Pengamat: Demokrasi Itu Memang Sistem yang Mahal

Mediaumat.info – Pengamat Politik Dr. Riyan menyatakan demokrasi itu memang sistem pemerintahan yang mahal.
“Demokrasi itu memang sistem yang mahal,” tuturnya dalam live streaming PPATK Temukan Transaksi Mencurigakan 100 Caleg Capai Rp51,4 T. Inikah Democrazy? di kanal YouTube PAKTA Channel (Pusat Analisis Kebijakan Strategis), Ahad (14/1/2024).
Jadi, jelas Riyan, tidak ada apa namanya hal-hal yang murah, kalau dalam istilah Barat no free lunch (tidak ada makan siang gratis). “Saya mungkin ingin katakan no vote (tidak ada suara), jadi tidak ada vote-nya, tidak ada suara yang kemudian itu free (gratis), semua ada harganya,” tegasnya.
Menurutnya, sehingga jauh-jauh hari orang itu sudah melakukan kajian terkait dengan sistem demokrasi, bahwa demokrasi yang mengklaim dirinya dari, oleh dan untuk rakyat, by the people, from the people, and for the people (oleh rakyat, dari rakyat, dan untuk rakyat) itu sebenarnya adalah klaim yang ilusif.
“Kenapa saya katakan ilusif? Karena sesungguhnya apa yang kemudian terjadi, justru kedaulatan itu milik rakyat yang sesungguhnya berdaulat, atau yang memiliki kekuasaan. Untuk menentukan hal itu sebenarnya segelintir orang. Jadi segelintir orang ini siapa? Ya, para oligark-oligark, cukong kapitalis,” bebernya.
Riyan memaparkan sudah banyak penelitian yang banyak dilakukan terkait persoalan itu. Banyak disertasi yang intinya sebenarnya sama.
“Ada yang menggunakan bahasa, democrazy for sale, jadi demokrasi itu dijual, kemudian suara itu dijual dan itu confirm, maksudnya confirm itu tidak ditutup-tutupi begitu,” imbuhnya.
Ia meyakinkan, dengan adanya sebuah disertasi yang dibuat oleh seorang menteri, yang dulu seorang legislator. “Dalam disertasinya dikatakan bahwa dia, tidak hanya dia, tapi semua caleg yang menjadi anggota legislatif di DPR pusat, berarti biayanya mahal,” ungkapnya.
Riyan menegaskan, demokrasi di mana pun tidak ada yang murah. “Sehingga apa yang tadi dikatakan dengan adanya temuan PPATK itu sebenarnya tidak hal yang mengejutkan. Karena memang siklus itu akan terjadi nanti, 5 tahun yang akan datang, pilpres, pileg itu nanti pasti akan seperti itu juga sama.

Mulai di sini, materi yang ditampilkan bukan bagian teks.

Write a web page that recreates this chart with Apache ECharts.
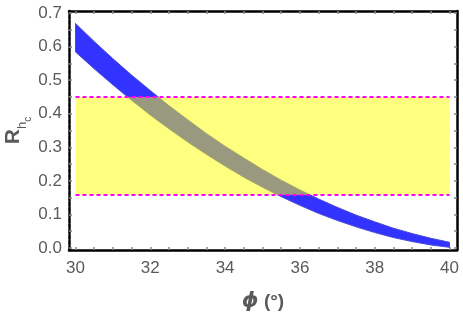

Seperti kalau kita mundur ke belakang ke 2019, 2014 misalnya atau 2009, 2004, itu semuanya pasti akan seperti itu polanya,” jelasnya.
Ia pun kembali menekankan suatu hal yang ilusi dalam demokrasi. Rakyat mengharapkan rakyat itu berdaulat, yang ada rakyat hanya dijadikan legitimasi, dan yang menikmati tentu mereka yang memiliki kekuasaan uang.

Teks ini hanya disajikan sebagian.